As we have been forgiven, we must forgive. We pay it forward. Our declaration must be #iforgive.
The heart of the #metoo movement is vengeance. It's not driven by a heart of love and forgiveness, but on the contrary, one of anger and hatred. The question is simple: Will you forgive those who have abused you? Will you love them? Will you truly decree #iforgive just as you, as a child of God, have been forgiven?
Can you imagine the shockwaves that would have resulted if Harvey Weinstein's victims looked him in the eyes and said, "I forgive you. God loves you. I don't want you to be tormented because of what you did to me. I don't want you to experience shame. I want you to know the love of Jesus"?
Wow! Imagine the Oscar speeches and news reports that would have followed! What if the #metoo movement truly was an #iforgive movement!
The spirit of vengeance and hatred that is rising up in our nation as a result of a very real darkness being uncovered is also deeply evil. Yes, we must stand firm for holiness. We absolutely must see corruption and crimes and assaults against innocent people exposed. Yes, for those who have committed crimes, there is a very real price to pay. Yes, those who are a danger to others must be apprehended. The darkness must be uncovered. There is no question about it.
The question is, how will we respond to those who are exposed? Will we heap up hatred and vengeance upon them? Will we say, "I will never forgive you." Will we shame them? Or, will we do as Rachael Denhollander did and extend forgiveness?
"Let all bitterness, wrath, anger, outbursts, and blasphemies, with all malice, be taken away from you. And be kind one to another, tenderhearted, forgiving one another, just as God in Christ also forgave you" (Eph. 4:31-32).
Isaiah reveals a powerful strategy:
When you reach out your hands, I will hide My eyes from you' even when you make many prayers, I will not hear. Your hands are full of blood. Wash yourselves, make yourselves clean; put away the evil from your deeds, from before My eyes.
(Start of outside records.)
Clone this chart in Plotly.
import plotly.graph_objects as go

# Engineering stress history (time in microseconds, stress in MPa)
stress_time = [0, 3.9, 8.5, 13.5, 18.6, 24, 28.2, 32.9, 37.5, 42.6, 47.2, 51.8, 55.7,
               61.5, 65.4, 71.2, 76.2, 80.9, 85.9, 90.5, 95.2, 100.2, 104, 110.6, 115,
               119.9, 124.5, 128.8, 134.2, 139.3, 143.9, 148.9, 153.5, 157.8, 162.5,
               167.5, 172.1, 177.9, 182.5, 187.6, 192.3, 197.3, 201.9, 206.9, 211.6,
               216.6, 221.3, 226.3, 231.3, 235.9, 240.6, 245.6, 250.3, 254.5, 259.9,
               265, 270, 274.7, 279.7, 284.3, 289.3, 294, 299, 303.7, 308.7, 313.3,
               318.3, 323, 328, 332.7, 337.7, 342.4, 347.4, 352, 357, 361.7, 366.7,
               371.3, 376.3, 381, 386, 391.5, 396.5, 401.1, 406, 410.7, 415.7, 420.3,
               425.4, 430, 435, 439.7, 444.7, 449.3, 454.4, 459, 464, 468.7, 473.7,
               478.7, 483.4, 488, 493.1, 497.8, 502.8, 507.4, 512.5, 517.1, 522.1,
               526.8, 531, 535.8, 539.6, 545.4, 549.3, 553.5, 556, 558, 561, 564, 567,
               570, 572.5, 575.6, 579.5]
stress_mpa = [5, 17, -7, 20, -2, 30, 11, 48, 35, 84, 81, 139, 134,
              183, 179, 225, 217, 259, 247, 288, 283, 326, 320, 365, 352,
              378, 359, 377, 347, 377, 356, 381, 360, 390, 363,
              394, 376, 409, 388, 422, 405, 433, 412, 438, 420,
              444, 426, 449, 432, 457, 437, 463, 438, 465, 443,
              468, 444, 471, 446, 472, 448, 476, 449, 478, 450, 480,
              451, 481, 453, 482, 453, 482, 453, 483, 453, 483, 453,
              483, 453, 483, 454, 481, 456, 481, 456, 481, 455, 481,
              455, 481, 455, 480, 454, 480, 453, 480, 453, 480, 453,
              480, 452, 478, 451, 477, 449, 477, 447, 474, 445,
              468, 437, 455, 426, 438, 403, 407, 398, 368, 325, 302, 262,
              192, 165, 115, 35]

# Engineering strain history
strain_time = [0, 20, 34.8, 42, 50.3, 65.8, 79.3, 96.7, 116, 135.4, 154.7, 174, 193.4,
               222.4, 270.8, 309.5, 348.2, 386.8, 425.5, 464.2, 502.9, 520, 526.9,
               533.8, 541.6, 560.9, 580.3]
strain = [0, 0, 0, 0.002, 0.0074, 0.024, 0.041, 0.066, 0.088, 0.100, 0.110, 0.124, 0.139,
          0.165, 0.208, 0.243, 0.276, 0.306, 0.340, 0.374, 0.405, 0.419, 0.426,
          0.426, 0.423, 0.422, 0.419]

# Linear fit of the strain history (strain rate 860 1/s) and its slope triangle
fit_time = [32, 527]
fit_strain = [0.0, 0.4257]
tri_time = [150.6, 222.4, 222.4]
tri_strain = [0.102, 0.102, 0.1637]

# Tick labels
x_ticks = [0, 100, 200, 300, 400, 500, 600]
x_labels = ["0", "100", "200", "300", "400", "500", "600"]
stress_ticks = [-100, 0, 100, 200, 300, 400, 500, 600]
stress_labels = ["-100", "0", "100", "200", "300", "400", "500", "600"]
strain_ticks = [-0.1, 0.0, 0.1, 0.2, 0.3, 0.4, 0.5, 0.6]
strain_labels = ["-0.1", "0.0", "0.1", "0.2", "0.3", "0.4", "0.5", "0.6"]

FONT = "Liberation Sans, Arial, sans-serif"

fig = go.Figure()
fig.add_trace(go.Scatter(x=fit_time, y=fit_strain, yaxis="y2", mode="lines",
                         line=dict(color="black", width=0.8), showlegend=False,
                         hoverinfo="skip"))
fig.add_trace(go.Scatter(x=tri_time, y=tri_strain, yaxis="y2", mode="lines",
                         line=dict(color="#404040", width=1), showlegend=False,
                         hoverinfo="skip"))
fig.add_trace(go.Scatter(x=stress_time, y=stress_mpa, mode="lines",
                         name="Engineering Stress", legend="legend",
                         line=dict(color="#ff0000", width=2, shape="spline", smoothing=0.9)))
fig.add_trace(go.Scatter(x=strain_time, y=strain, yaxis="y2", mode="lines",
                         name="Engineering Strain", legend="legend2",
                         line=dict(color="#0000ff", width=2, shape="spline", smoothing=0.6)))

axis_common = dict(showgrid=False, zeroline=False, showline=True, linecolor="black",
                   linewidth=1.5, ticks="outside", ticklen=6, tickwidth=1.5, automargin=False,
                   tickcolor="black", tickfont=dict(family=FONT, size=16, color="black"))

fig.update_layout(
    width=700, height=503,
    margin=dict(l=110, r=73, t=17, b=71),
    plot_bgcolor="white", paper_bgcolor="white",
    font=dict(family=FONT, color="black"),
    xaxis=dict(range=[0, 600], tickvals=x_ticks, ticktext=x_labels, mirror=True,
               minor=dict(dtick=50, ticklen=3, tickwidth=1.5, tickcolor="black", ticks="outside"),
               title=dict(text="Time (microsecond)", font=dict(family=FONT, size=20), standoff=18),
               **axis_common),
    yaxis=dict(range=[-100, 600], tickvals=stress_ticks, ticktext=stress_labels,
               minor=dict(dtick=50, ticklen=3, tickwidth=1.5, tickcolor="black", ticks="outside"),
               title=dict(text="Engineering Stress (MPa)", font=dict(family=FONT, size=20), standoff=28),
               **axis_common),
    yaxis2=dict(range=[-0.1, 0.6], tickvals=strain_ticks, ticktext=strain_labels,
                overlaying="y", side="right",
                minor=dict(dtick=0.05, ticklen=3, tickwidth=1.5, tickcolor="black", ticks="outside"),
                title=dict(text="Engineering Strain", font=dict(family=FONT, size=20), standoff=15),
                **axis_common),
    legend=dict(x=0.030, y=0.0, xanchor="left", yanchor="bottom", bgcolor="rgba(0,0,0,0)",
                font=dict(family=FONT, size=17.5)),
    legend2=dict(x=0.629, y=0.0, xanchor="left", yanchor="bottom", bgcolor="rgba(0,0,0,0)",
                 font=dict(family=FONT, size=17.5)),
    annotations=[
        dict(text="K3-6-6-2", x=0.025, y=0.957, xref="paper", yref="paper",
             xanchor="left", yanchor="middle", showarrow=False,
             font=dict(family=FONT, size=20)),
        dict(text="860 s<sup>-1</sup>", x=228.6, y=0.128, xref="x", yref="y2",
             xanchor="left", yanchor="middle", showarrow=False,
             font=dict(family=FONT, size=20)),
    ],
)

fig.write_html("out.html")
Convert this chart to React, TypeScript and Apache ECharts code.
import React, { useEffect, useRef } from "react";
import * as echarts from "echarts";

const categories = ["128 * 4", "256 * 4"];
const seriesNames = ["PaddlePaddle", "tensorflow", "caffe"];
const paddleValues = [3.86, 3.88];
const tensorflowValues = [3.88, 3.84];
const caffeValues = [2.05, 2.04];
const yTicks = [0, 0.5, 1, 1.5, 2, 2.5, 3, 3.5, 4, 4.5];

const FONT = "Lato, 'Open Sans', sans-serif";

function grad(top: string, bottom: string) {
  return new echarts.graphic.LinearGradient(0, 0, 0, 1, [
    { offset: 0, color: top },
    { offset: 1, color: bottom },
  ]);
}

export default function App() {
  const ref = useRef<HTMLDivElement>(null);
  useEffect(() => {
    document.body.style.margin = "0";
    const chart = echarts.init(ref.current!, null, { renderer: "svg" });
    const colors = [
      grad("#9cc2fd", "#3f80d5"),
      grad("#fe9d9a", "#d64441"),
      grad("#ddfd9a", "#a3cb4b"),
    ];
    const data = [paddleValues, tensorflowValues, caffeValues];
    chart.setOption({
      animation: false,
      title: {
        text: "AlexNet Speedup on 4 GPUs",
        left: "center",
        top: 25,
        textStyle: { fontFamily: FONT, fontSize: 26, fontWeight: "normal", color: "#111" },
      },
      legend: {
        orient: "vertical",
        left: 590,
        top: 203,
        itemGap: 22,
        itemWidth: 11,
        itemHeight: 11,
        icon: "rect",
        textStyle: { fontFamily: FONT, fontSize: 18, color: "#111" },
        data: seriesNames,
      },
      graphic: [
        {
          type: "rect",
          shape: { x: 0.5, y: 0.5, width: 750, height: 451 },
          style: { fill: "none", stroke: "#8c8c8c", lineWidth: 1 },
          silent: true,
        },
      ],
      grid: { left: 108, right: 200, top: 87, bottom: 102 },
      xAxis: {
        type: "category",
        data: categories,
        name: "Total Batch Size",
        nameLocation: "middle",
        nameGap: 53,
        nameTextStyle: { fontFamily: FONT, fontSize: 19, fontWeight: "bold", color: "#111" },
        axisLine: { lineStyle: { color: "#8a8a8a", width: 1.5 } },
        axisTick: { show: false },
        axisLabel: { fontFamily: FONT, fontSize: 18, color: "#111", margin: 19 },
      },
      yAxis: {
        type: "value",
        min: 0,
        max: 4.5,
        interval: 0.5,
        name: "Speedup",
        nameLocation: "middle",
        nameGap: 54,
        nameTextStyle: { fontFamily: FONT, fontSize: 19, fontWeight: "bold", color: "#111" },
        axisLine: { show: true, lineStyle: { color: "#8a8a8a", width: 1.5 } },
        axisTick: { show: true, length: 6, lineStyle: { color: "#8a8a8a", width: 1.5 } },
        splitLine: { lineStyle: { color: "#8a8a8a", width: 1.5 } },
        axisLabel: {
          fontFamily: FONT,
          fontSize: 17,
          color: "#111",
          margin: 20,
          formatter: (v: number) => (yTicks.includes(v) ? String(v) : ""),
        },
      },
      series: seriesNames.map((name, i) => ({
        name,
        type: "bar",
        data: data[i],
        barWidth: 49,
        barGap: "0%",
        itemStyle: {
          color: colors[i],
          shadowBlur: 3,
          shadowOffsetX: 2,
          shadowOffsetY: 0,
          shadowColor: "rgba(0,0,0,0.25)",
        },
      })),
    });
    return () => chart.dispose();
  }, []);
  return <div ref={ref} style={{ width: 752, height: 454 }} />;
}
Cease to do evil, learn to do good; seek justice, relieve the oppressed; judge the fatherless, plead for the widow. Come now, and let us reason together, says the Lord. Though your sins be as scarlet, they shall be as white as snow; though they be read like crimson, they shall be as wool (Isa. 1:15-18).
God is ready to cleanse all who repent. For both those who abuse and those who refuse to forgive, God is revealing the blood on their hands. When we are clean, we most certainly can seek justice. We can trust God to expose the darkness and judge right versus wrong. We will rebuke oppressors and intercede for the weak, the fatherless, the widows—and I guarantee many of those who sexually abuse others are fatherless. The cry of our heart must be not only for our sins to be washed away, but for the sins of those who oppress us to be as white as snow. Our cry must not only be for justice but for mercy: "In wrath remember mercy" (Hab. 3:2c)....
Will we be #metoo accusers or #Iforgive intercessors?
Our heart should follow the heart of God: "Their sins and lawless deeds will I remember no more" (Heb. 10:17).
For those who have been abused, my heart is broken for you. I am so sorry you had to endure that. My belief is your healing will rapidly come as you forgive. Forgiving doesn't mean you minimize the pain or what has occurred. It simply means you make a decision to set the abuser free. You learn to love them and desire for them to know Jesus intimately. You let them know heaven won't be the same without them. You can't fathom the thought of them being tormented forever in Hell. You become their greatest intercessor.
You simply do what Jesus did. Instead of focusing on himself by saying #metoo he focused on those who were killing him. He loved them in the midst of the assault. He said, #iforgive: "Jesus said, 'Father, forgive them, for they know not what they do'" (Luke 23:34a).